Reputation: 403
I am new to scala and trying to make custom schema from array of elements to read files based on a new custom schema.
I read the arrays from json file and used explode method and created a dataframe for each element in column array.
val otherPeople = sqlContext.read.option("multiline", "true").json(otherPeopleDataset)
val column_values = otherPeople.withColumn("columns", explode($"columns")).select("columns.*")
column_values.printSchema()
Output obtained is:
column_values: org.apache.spark.sql.DataFrame = [column_id: string, data_sensitivty: string ... 3 more fields]
root
|-- column_id: string (nullable = true)
|-- data_sensitivty: string (nullable = true)
|-- datatype: string (nullable = true)
|-- length: string (nullable = true)
|-- name: string (nullable = true)
val column_name = column_values.select("name","datatype")
column_name: org.apache.spark.sql.DataFrame = [name: string, datatype: string]
column_name.show(4)
+-----------------+--------+
| name|datatype|
+-----------------+--------+
| object_number| varchar|
| function_type| varchar|
| hof_1| varchar|
| hof_2| varchar|
| region| varchar|
| country| varchar|
+-----------------+--------+
Now for all the values listed above i wanted create a val schema dynamically.
example:
val schema = new StructType()
.add("object_number",StringType,true)
.add("function_type",StringType,true)
.add("hof_1",StringType,true)
.add("hof_2",StringType,true)
.add("region",StringType,true)
.add("Country",StringType,true)
i want to build above struct dynamically once i obtained column dataframe, i read that first i need to create a map of datatype for each element and then create a struct in loop. can some one help here as i have limited knowledge of scala.
Upvotes: 0
Views: 1325
Reputation: 2828
You can follow this approach, it could work fine for your example:
//The schema is encoded in a string
val schemaString = "object_number function_type hof_1 hof_2 region Country"
//Generate the schema based on the string of schema
val fields = schemaString.split(" ").map(fieldName => StructField(fieldName, StringType, nullable = true))
val schema = StructType(fields)
//Convert records of the RDD (myRdd) to Rows
val rowRDD = sc.textFile("dir").map(line => line.split(",")).map(attributes => Row(attributes(0),attributes(1),attributes(2), attributes(3),attributes(4),attributes(5)))

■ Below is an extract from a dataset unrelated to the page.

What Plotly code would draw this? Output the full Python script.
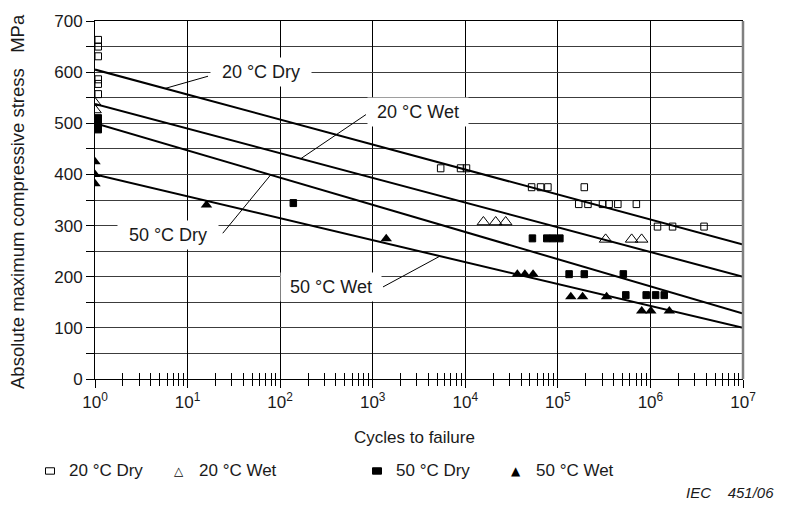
import plotly.graph_objects as go

# ---- Test results: cycles to failure vs. absolute maximum compressive stress (MPa) ----
dry20_cycles = [1, 1, 1, 1, 1, 1, 5000, 8200, 9500, 48000, 60000, 72000, 178000,
                155000, 195000, 280000, 330000, 410000, 650000, 1.1e6, 1.6e6, 3.5e6]
dry20_stress = [663, 650, 631, 586, 577, 557, 412, 412, 412, 375, 375, 375, 375,
                342, 342, 342, 342, 342, 342, 298, 298, 298]

wet20_cycles = [1, 1, 15700, 21300, 27300, 328000, 627000, 803000]
wet20_stress = [540, 526, 307, 307, 307, 273, 273, 273]

dry50_cycles = [1, 1, 1, 128, 49000, 70000, 82000, 97000, 122000, 178000, 470000,
                500000, 830000, 1.05e6, 1.3e6]
dry50_stress = [510, 499, 488, 344, 275, 275, 275, 275, 205, 205, 205,
                164, 164, 164, 164]

wet50_cycles = [1, 1, 1, 16, 1400, 36500, 44000, 54000, 138000, 185000, 336000,
                805000, 1.01e6, 1.6e6]
wet50_stress = [425, 400, 382, 340, 274, 205, 205, 205, 161, 161, 161, 133, 133, 133]

# ---- Design lines (stress at 1 and at 10^7 cycles) ----
fit_cycles = [1, 1e7]
fit_dry20 = [605, 263]
fit_wet20 = [538, 200]
fit_dry50 = [500, 128]
fit_wet50 = [400, 100]

series_names = ["20 °C Dry", "20 °C Wet", "50 °C Dry", "50 °C Wet"]

# ---- Page geometry ----
W, H = 790, 508
ML, MR, MT, MB = 95, 47, 17, 129
PW, PH = W - ML - MR, H - MT - MB
FONT = "Liberation Sans, Arial, Helvetica, sans-serif"
INK = "#1a1a1a"


def paper_x(px):
    return (px - ML) / PW


def paper_y(py):
    return (H - MB - py) / PH


def line_stress(fit, logn):
    """Stress on a straight design line (linear in log10 cycles)."""
    return fit[0] + (fit[1] - fit[0]) * logn / 7.0


fig = go.Figure()

# design lines
for fit in (fit_dry20, fit_wet20, fit_dry50, fit_wet50):
    fig.add_trace(go.Scatter(x=fit_cycles, y=fit, mode="lines",
                             line=dict(color="black", width=2),
                             hoverinfo="skip", showlegend=False))

# triangles
fig.add_trace(go.Scatter(x=wet20_cycles, y=wet20_stress, mode="markers",
                         name=series_names[1], showlegend=False,
                         marker=dict(symbol="triangle-up-open", size=11, color="black",
                                     line=dict(width=1, color="black"))))
fig.add_trace(go.Scatter(x=wet50_cycles, y=wet50_stress, mode="markers",
                         name=series_names[3], showlegend=False,
                         marker=dict(symbol="triangle-up", size=10, color="black",
                                     line=dict(width=0))))

# carrier for the inner half of the crossing minor ticks
fig.add_trace(go.Scatter(x=[], y=[], xaxis="x2", showlegend=False))

shapes = []


def rect_marks(cycles, stress, filled):
    # wide rectangular markers, sized in pixels and anchored at the data point
    for n, s in zip(cycles, stress):
        shapes.append(dict(type="rect", xref="x", yref="y",
                           xsizemode="pixel", ysizemode="pixel",
                           xanchor=n, yanchor=s,
                           x0=-6.5, x1=6.5, y0=-3.5, y1=3.5,
                           line=dict(color="black", width=1),
                           fillcolor="black" if filled else "rgba(0,0,0,0)",
                           layer="above"))


rect_marks(dry20_cycles, dry20_stress, False)
rect_marks(dry50_cycles, dry50_stress, True)

# right frame edge
shapes.append(dict(type="line", xref="paper", yref="paper", x0=1, x1=1, y0=0, y1=1,
                   line=dict(color="#808080", width=2.5), layer="above"))

# line labels with leader lines: (label log10 N, label stress, leader start log10 N,
# leader start stress, leader end log10 N on the line)
labels = [
    (series_names[0], fit_dry20, 1.793, 599.5, 1.221, 592, 0.756),
    (series_names[1], fit_wet20, 3.489, 522, 2.927, 517, 2.222),
    (series_names[2], fit_dry50, 0.789, 282, 1.380, 285, 1.898),
    (series_names[3], fit_wet50, 2.549, 180, 3.111, 180, 3.727),
]

annotations = []
for text, fit, lx, ly, sx, sy, ex in labels:
    annotations.append(dict(text=text, x=lx, y=ly, xref="x", yref="y", showarrow=False,
                            bgcolor="white", width=100, height=28, borderpad=0,
                            font=dict(family=FONT, size=18, color=INK)))
    shapes.append(dict(type="line", xref="x", yref="y",
                       x0=10 ** sx, y0=sy, x1=10 ** ex, y1=line_stress(fit, ex),
                       line=dict(color="black", width=1), layer="above"))

# axis titles
annotations.append(dict(text="Cycles to failure", x=paper_x(414), y=paper_y(438),
                        xref="paper", yref="paper", showarrow=False,
                        xanchor="center", yanchor="middle",
                        font=dict(family=FONT, size=17, color=INK)))
annotations.append(dict(text="Absolute maximum compressive stress\u00a0\u00a0\u00a0MPa",
                        x=paper_x(18), y=paper_y(200), xref="paper", yref="paper",
                        showarrow=False, textangle=-90, xanchor="center", yanchor="middle",
                        font=dict(family=FONT, size=18.5, color=INK)))

# legend row
leg_y = 472
for name, sx in ((series_names[0], 50), (series_names[2], 377)):
    shapes.append(dict(type="rect", xref="paper", yref="paper",
                       xsizemode="pixel", ysizemode="pixel",
                       xanchor=paper_x(sx), yanchor=paper_y(leg_y),
                       x0=-4.5, x1=4.5, y0=-3.2, y1=3.2,
                       line=dict(color="black", width=1),
                       fillcolor="black" if "50" in name else "rgba(0,0,0,0)"))
for glyph, sx in (("\u25b3", 179), ("\u25b2", 516)):
    annotations.append(dict(text=glyph, x=paper_x(sx), y=paper_y(leg_y), xref="paper",
                            yref="paper", showarrow=False, xanchor="center",
                            yanchor="middle",
                            font=dict(family="DejaVu Sans", size=12, color="black")))
for name, tx in zip(series_names, (67, 197, 394, 534)):
    annotations.append(dict(text=name, x=paper_x(tx), y=paper_y(leg_y), xref="paper",
                            yref="paper", showarrow=False, xanchor="left",
                            yanchor="middle",
                            font=dict(family=FONT, size=17, color=INK)))

annotations.append(dict(text="<i>IEC\u00a0\u00a0\u00a0\u00a0451/06</i>", x=paper_x(776),
                        y=paper_y(494), xref="paper", yref="paper", showarrow=False,
                        xanchor="right", yanchor="middle",
                        font=dict(family=FONT, size=15, color=INK)))

major = [10 ** k for k in range(8)]
minor_vals = [m * 10 ** k for k in range(7) for m in range(2, 10)]

fig.update_layout(
    width=W, height=H,
    margin=dict(l=ML, r=MR, t=MT, b=MB, pad=0),
    paper_bgcolor="white", plot_bgcolor="white",
    showlegend=False,
    xaxis=dict(type="log", range=[0, 7], tickvals=major,
               ticktext=[f"10<sup>{k}</sup>" for k in range(8)],
               ticks="outside", ticklen=8, tickwidth=1, tickcolor="black",
               showgrid=True, gridcolor="black", gridwidth=1,
               showline=True, linecolor="black", linewidth=1, mirror=True,
               zeroline=False,
               minor=dict(tickvals=minor_vals, ticks="outside", ticklen=6,
                          tickwidth=1, tickcolor="black", showgrid=False),
               tickfont=dict(family=FONT, size=17, color=INK)),
    xaxis2=dict(type="log", range=[0, 7], overlaying="x", side="bottom", anchor="y",
                showgrid=False, showticklabels=False, ticks="", showline=False,
                zeroline=False,
                minor=dict(tickvals=minor_vals, ticks="inside", ticklen=6,
                           tickwidth=1, tickcolor="black", showgrid=False)),
    yaxis=dict(range=[0, 700], tick0=0, dtick=100,
               ticks="outside", ticklen=8, tickwidth=1, tickcolor="black",
               showgrid=True, gridcolor="#3c3c3c", gridwidth=1,
               showline=True, linecolor="black", linewidth=1,
               zeroline=False,
               minor=dict(dtick=50, ticks="outside", ticklen=8, tickwidth=1,
                          tickcolor="black", showgrid=True, gridcolor="#3c3c3c",
                          gridwidth=1),
               tickfont=dict(family=FONT, size=17, color=INK)),
    shapes=shapes,
    annotations=annotations,
)

fig.write_html("out.html")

//Apply the schema to the RDD
val perDF = spark.createDataFrame(rowRDD, schema)
Upvotes: 0
Reputation: 7207
DataFrame with fields data can be collected, and for each row field is added to "StructType":
val schemaColumns = column_name.collect()
val schema = schemaColumns.foldLeft(new StructType())(
(schema, columnRow) => schema.add(columnRow.getAs[String]("name"), getFieldType(columnRow.getAs[String]("datatype")), true)
)
def getFieldType(typeName: String): DataType = typeName match {
case "varchar" => StringType
// TODO include other types here
case _ => StringType
}
Upvotes: 2